“Star Wars” Destroyed My Childhood Bed

Since it debuted not quite 40 years ago, “Star Wars” has held a special place in my childhood-stunted heart.

I can remember my mother, who was not exactly what you would call an avid fan of pop culture much less science fiction, telling me that she heard of this movie that I might like to go see.

I was 12.

I had grown up watching TV shows like “Thunderbirds,” “U.F.O.” and “Lost in Space.”

For a kid of the ‘60s and ‘70s, these shows represented the best that Hollywood had to offer in the way of production values and special effects.

So when I saw a clip of “Star Wars” on the morning news in 1977, I was gobsmacked.

The blasters! The droids! The Millennium Falcon!

My mom took me to the Loews movie theater on East 86th Street in Manhattan to see it.

I was mesmerized.

As childhood milestones go, seeing “Star Wars” for the first time ranked up there with getting a G.I. Joe Mobile Support Unit when I was 8.

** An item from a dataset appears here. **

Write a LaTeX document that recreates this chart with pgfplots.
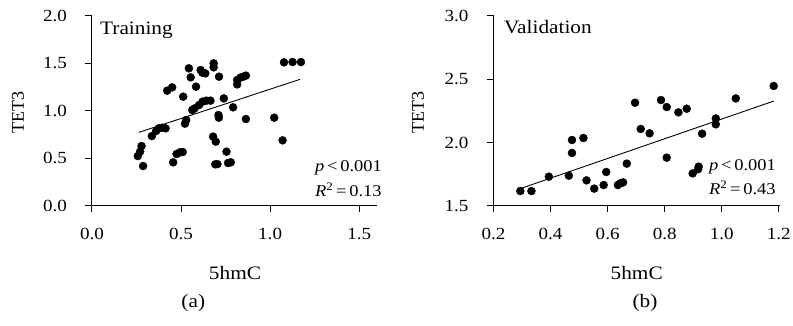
\documentclass[border=0pt]{standalone}
\usepackage{pgfplots}
\pgfplotsset{compat=1.18}
\usepackage{fontspec}
\setmainfont{Liberation Serif}[FakeStretch=1.12]
\newfontfamily\plainserif{Liberation Serif}
\begin{document}
\begin{tikzpicture}
\useasboundingbox (0pt,0pt) rectangle (793pt,326pt);
\pgfplotsset{
  panel/.style={
    scale only axis,
    anchor=south west,
    height=190.3pt,
    axis x line*=bottom,
    axis y line*=left,
    axis line style={line width=1pt},
    major tick style={line width=1pt, black},
    tick align=outside,
    major tick length=6.5pt,
    minor tick num=0,
    tick label style={font=\fontsize{17}{19}\selectfont},
    xticklabel style={yshift=-12pt},
    yticklabel style={xshift=-15pt},
    /pgf/number format/assume math mode=true,
    /pgf/number format/fixed,
    /pgf/number format/fixed zerofill,
    /pgf/number format/precision=1,
    clip=false,
  },
  dots/.style={only marks, mark=*, mark size=4pt, black},
  fit/.style={black, line width=0.9pt, no marks},
}
% Panel (a)
\begin{axis}[panel, at={(92pt,120pt)}, width=285pt,
  xmin=0, xmax=1.6, ymin=0, ymax=2.0,
  xtick={0,0.5,1.0,1.5}, ytick={0,0.5,1.0,1.5,2.0}]
\addplot[dots] coordinates {
(0.257,0.525) (0.270,0.571) (0.278,0.630) (0.287,0.420) (0.336,0.735)
(0.360,0.788) (0.375,0.816) (0.394,0.823) (0.413,0.816) (0.422,1.212)
(0.450,1.247) (0.456,0.459) (0.475,0.546) (0.494,0.564) (0.509,0.567)
(0.512,1.149) (0.522,0.865) (0.529,0.904) (0.544,1.447) (0.554,1.352)
(0.563,1.009) (0.576,1.026) (0.584,1.254) (0.601,1.061) (0.610,1.429)
(0.620,1.096) (0.620,1.401) (0.636,1.394) (0.642,1.107) (0.665,1.107)
(0.680,0.729) (0.683,1.499) (0.683,1.457) (0.695,0.676) (0.692,0.438)
(0.704,0.440) (0.710,0.956) (0.712,0.928) (0.713,1.359) (0.740,1.131)
(0.755,0.571) (0.764,0.452) (0.779,0.459) (0.792,1.037) (0.815,1.278)
(0.815,1.324) (0.833,1.349) (0.849,1.359) (0.864,1.370) (0.864,0.914)
(1.023,0.928) (1.070,0.690) (1.078,1.510) (1.126,1.513) (1.173,1.513)
};
\addplot[fit] coordinates {(0.263,0.774) (1.168,1.331)};
\end{axis}
% Panel (b)
\begin{axis}[panel, at={(493.5pt,120pt)}, width=286.5pt,
  xmin=0.2, xmax=1.204, ymin=1.5, ymax=3.0,
  xtick={0.2,0.4,0.6,0.8,1.0,1.2}, ytick={1.5,2.0,2.5,3.0}]
\addplot[dots] coordinates {
(0.294,1.618) (0.333,1.618) (0.394,1.731) (0.464,1.739) (0.475,1.918)
(0.475,2.020) (0.515,2.036) (0.526,1.702) (0.553,1.637) (0.586,1.665)
(0.595,1.768) (0.636,1.665) (0.644,1.679) (0.654,1.686) (0.667,1.834)
(0.696,2.314) (0.716,2.107) (0.747,2.073) (0.787,2.335) (0.807,2.280)
(0.807,1.881) (0.848,2.238) (0.877,2.267) (0.898,1.757) (0.917,1.790)
(0.919,1.810) (0.931,2.070) (0.979,2.190) (0.979,2.144) (1.049,2.348)
(1.182,2.446)
};
\addplot[fit] coordinates {(0.294,1.637) (1.182,2.327)};
\end{axis}
% texts
\begin{scope}[every node/.style={inner sep=0pt, font=\fontsize{19}{21}\selectfont}]
\node[anchor=base west] at (100pt,291.7pt) {Training};
\node[anchor=base west] at (504pt,292pt) {Validation};
\node[anchor=base west, font=\fontsize{16.5}{18}\selectfont] at (315pt,154.3pt) {\itshape p\upshape\,<\,0.001};
\node[anchor=base west, font=\fontsize{16.5}{18}\selectfont] at (315pt,129.3pt) {\itshape R\upshape\textsuperscript{2}\,=\,0.13};
\node[anchor=base west, font=\fontsize{16.5}{18}\selectfont] at (709pt,155.3pt) {\itshape p\upshape\,<\,0.001};
\node[anchor=base west, font=\fontsize{16.5}{18}\selectfont] at (709pt,131.7pt) {\itshape R\upshape\textsuperscript{2}\,=\,0.43};
\node[rotate=90, font=\plainserif\fontsize{18}{20}\selectfont] at (18pt,213.5pt) {TET3};
\node[rotate=90, font=\plainserif\fontsize{18}{20}\selectfont] at (418pt,213.5pt) {TET3};
\node at (235pt,52.7pt) {5hmC};
\node at (636.7pt,52.7pt) {5hmC};
\node at (193.3pt,23.5pt) {(a)};
\node at (645pt,23.5pt) {(b)};
\end{scope}
\end{tikzpicture}
\end{document}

In other words, this was a really, really big deal.

Overnight, I became a “Star Wars” geek.

Original movie program?

Got it.

Trading cards from both Topps AND Wonder Bread?

Yeah, got those too.

And posters?

About those posters…

I had many, many posters and I was hellbent to display all of them except that I quickly ran out of wall space on my side of the room, which I shared with my two sisters. And there was no convincing my sisters to part with some of their precious wall space.

But then inspiration struck.

My bed had a headboard. It was attached to the bed frame by two wooden uprights and the headboard itself was large, white and padded.

This headboard took up valuable real estate, aka wall space. So obviously, it had to go to make way for my “Star Wars” posters.

One night – I think my parents were out – I did what any enterprising 12-year-old would do: I got out a hand saw and cut the headboard off.

Voila! More wall space! Problem solved!

Except, of course, what I did not anticipate was that the headboard was, in fact, keeping the entire bed frame together.

Without it, the mattress rested on the equivalent of two stilts.

(I “solved” this problem by taking reams of rope and tying what remained of the two uprights together to keep the bed from rattling like a scene from “The Exorcist.”)

All of this comes to mind as “The Force Awakens” – the much-anticipated seventh installment in the “Star Wars” franchise – opens this week.

I am so stoked.

I’ve already bought my tickets in advance. I’ve got my “Star Wars” tie ready to wear and I’m looking to buy movie memorabilia and merchandise.

Pretty soon the house will be overrun with all kinds of “Star Wars” goodness.


You know, the bedroom set I have now has a wooden headboard.